Quando o "eu" é anulado pelo "nós"
Numa relação, existem sempre duas pessoas que, antes de formarem um casal, já existiam individualmente.
Cada uma com a sua personalidade, identidade, características, qualidades e defeitos, sonhos e aspirações, objectivos e metas.
A partir do momento em que nascemos, somos um "eu", que nos acompanhará por toda a vida.
Quando estamos numa relação, esse "eu" deve continuar a coexistir com o "tu" e com o "nós".
Porque "eu" sou assim, "tu" és assim, e "nós" somos a junção dos dois, o complemento um do outro, o equilíbrio entre as duas partes.
Se deixamos que o "eu" seja anulado pelo "nós", é como se deixássemos de existir enquanto pessoas individuais, e passássemos a existir unicamente enquanto casal.
E isso não é benéfico para ninguém. Nem para a pessoa que se anula, que vive exclusivamente em função do nós, que deposita aí toda a a sua energia e pensamento, esquecendo-se de si próprio, nem para a pessoa que continua a saber separar as águas, que se começa a sentir sufocada e esgotada, por do outro lado não perceberem que para além do "nós", há um "eu" que não quer, nem deve, ser apagado.
Se quem se anula começa a exigir o mesmo do outro, quem se mantém firme percebe que a pessoa que tem ao seu lado não lhe interessa, que não tem a sua própria individualidade, que não traz nada de seu.
Ao vermos o programa "Casados à Primeira Vista", eu e o meu marido vamos discutindo as personalidades dos concorrentes, nomeadamente, do Hugo.
O meu marido "defende" o Hugo, diz que ele tem um bom coração, que está iludido, e que a Ana não está a fazer jogo limpo, daí muitas das suas acções. Ah e tal, o Hugo ficava melhor com uma pessoa como a Daniela ou a Eliana.
E eu contraponho: do Hugo, qualquer mulher quer distância. Nenhuma mulher conseguiria ter uma relação com um homem assim.
O meu marido diz que se identifica com o Hugo, e que também já foi assim.
Eu contraponho: pois eras, não a este ponto tão doentio, mas mudaste, senão já não estaríamos juntos.
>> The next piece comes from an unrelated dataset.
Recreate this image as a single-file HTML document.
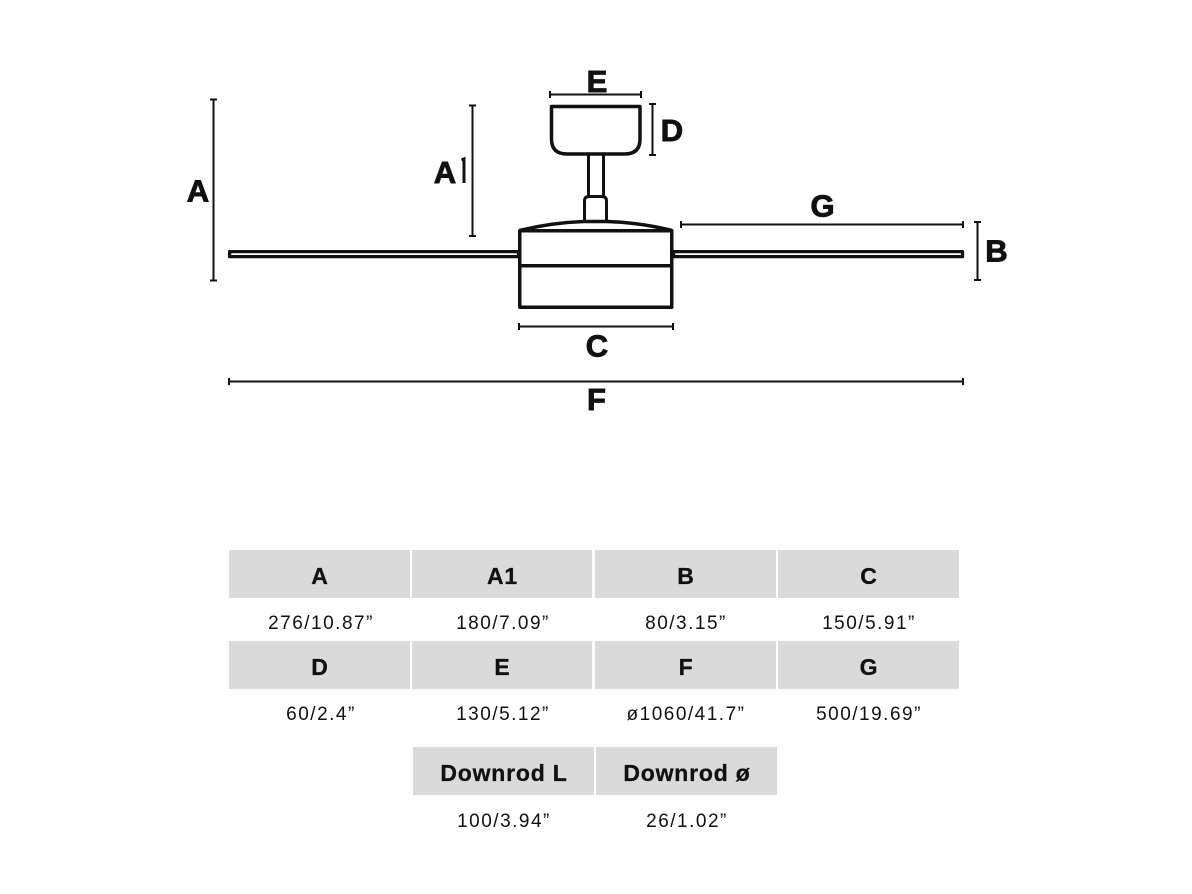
<!DOCTYPE html>
<html><head><meta charset="utf-8"><style>
html,body{margin:0;padding:0;background:#fff;}
svg{display:block;}
.lbl{font-family:"Liberation Sans",sans-serif;font-weight:bold;font-size:31px;fill:#111;stroke:#111;stroke-width:0.9px;text-anchor:middle;}
.hd{font-family:"Liberation Sans",sans-serif;font-weight:bold;font-size:23px;fill:#111;stroke:#111;stroke-width:0.3px;text-anchor:middle;letter-spacing:0.8px;}
.vl{font-family:"Liberation Sans",sans-serif;font-size:19px;fill:#111;text-anchor:middle;letter-spacing:1.5px;}
</style></head><body>
<svg width="1192" height="894" viewBox="0 0 1192 894" xmlns="http://www.w3.org/2000/svg">
<rect width="1192" height="894" fill="#fff"/>
<g stroke="#111" fill="none" stroke-linejoin="round">
 <path d="M551.5,106.5 H640 V139 Q640,154 625,154 H567 Q551.5,154 551.5,139 Z" stroke-width="3.5"/>
 <path d="M588.5,155 V196 M603.5,155 V196" stroke-width="3"/>
 <path d="M584.5,222 V201 Q584.5,196.5 589,196.5 H602 Q606.5,196.5 606.5,201 V222" stroke-width="3"/>
 <path d="M519.5,230.5 Q552,222.5 584,221.5 H607 Q640,222.5 672,230.5" stroke-width="3.5"/>
 <rect x="519.75" y="230.75" width="152" height="76.5" stroke-width="3.5"/>
 <line x1="519" y1="265.7" x2="673" y2="265.7" stroke-width="3.5"/>
 <rect x="229.6" y="251.6" width="289" height="5" stroke-width="3.3" fill="#fff"/>
 <rect x="673.5" y="251.6" width="289" height="5" stroke-width="3.3" fill="#fff"/>
</g>
<g stroke="#111" stroke-width="2" fill="none">
 <path d="M213.5,99.5 V280.5 M210,99.5 H217 M210,280.5 H217"/>
 <path d="M472.5,105.5 V236 M469,105.5 H476 M469,236 H476"/>
 <path d="M550,94.5 H641 M550,91 V98 M641,91 V98"/>
 <path d="M652.5,104 V155 M649,104 H656 M649,155 H656"/>
 <path d="M681,224.5 H963 M681,221 V228 M963,221 V228"/>
 <path d="M977.5,222 V280 M974,222 H981 M974,280 H981"/>
 <path d="M519,326.5 H673 M519,323 V330 M673,323 V330"/>
 <path d="M229,381.5 H963 M229,378 V385 M963,378 V385"/>
</g>
<text class="lbl" x="597" y="92">E</text>
<text class="lbl" x="672" y="141">D</text>
<text class="lbl" x="198" y="201.5">A</text>
<text class="lbl" x="445" y="183">A</text>
<path d="M461.5,160 L464,159 V183" stroke="#111" stroke-width="3" fill="none"/>
<text class="lbl" x="822.5" y="216.5">G</text>
<text class="lbl" x="996.5" y="261.5">B</text>
<text class="lbl" x="597" y="356.5">C</text>
<text class="lbl" x="596.5" y="410">F</text>

<g fill="#dadada">
 <rect x="229" y="550" width="181" height="48"/>
 <rect x="412" y="550" width="180" height="48"/>
 <rect x="595" y="550" width="181" height="48"/>
 <rect x="778" y="550" width="181" height="48"/>
 <rect x="229" y="641" width="181" height="48"/>
 <rect x="412" y="641" width="180" height="48"/>
 <rect x="595" y="641" width="181" height="48"/>
 <rect x="778" y="641" width="181" height="48"/>
 <rect x="413" y="747" width="181" height="48"/>
 <rect x="596" y="747" width="181" height="48"/>
</g>
<text class="hd" x="320" y="584">A</text>
<text class="hd" x="502.5" y="584">A1</text>
<text class="hd" x="686" y="584">B</text>
<text class="hd" x="869" y="584">C</text>
<text class="vl" x="321" y="629">276/10.87”</text>
<text class="vl" x="503" y="629">180/7.09”</text>
<text class="vl" x="686" y="629">80/3.15”</text>
<text class="vl" x="869" y="629">150/5.91”</text>

<text class="hd" x="320" y="675">D</text>
<text class="hd" x="502.5" y="675">E</text>
<text class="hd" x="686" y="675">F</text>
<text class="hd" x="869" y="675">G</text>
<text class="vl" x="321" y="720">60/2.4”</text>
<text class="vl" x="503" y="720">130/5.12”</text>
<text class="vl" x="686" y="720">ø1060/41.7”</text>
<text class="vl" x="869" y="720">500/19.69”</text>

<text class="hd" x="504" y="781">Downrod L</text>
<text class="hd" x="687" y="781">Downrod ø</text>
<text class="vl" x="504" y="827">100/3.94”</text>
<text class="vl" x="687" y="827">26/1.02”</text>
</svg>
</body></html>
É provável que o seu comportamento esteja a ser condicionado pela pressão, pelo programa, pelo facto de a Ana não querer saber dele para nada. É provável que, com uma mulher que se mostrasse mais interessada, mais aberta, mais disponível, mais carente, as coisas funcionassem, no início. Mas, chegaria o momento em que até elas quereriam o seu espaço, o seu tempo. Quereriam manter o seu "eu", e um homem assim não o permitiria porque, para estas pessoas, a partir do momento em que há uma relação, o "eu" e o "tu" têm que ser sacrificados, em prol do "nós".
E, tal como há homens assim, também há mulheres que pensam desta forma.
Quando de uma parte começa a haver exigências, cobranças, conflitos porque se anularam totalmente, e não vêem o mesmo sacrifício do outro lado, está aberto caminho para o fracasso.
A culpa? Será daquele “eu” que não se anulou, ou daquele “eu” que decidiu apagar-se?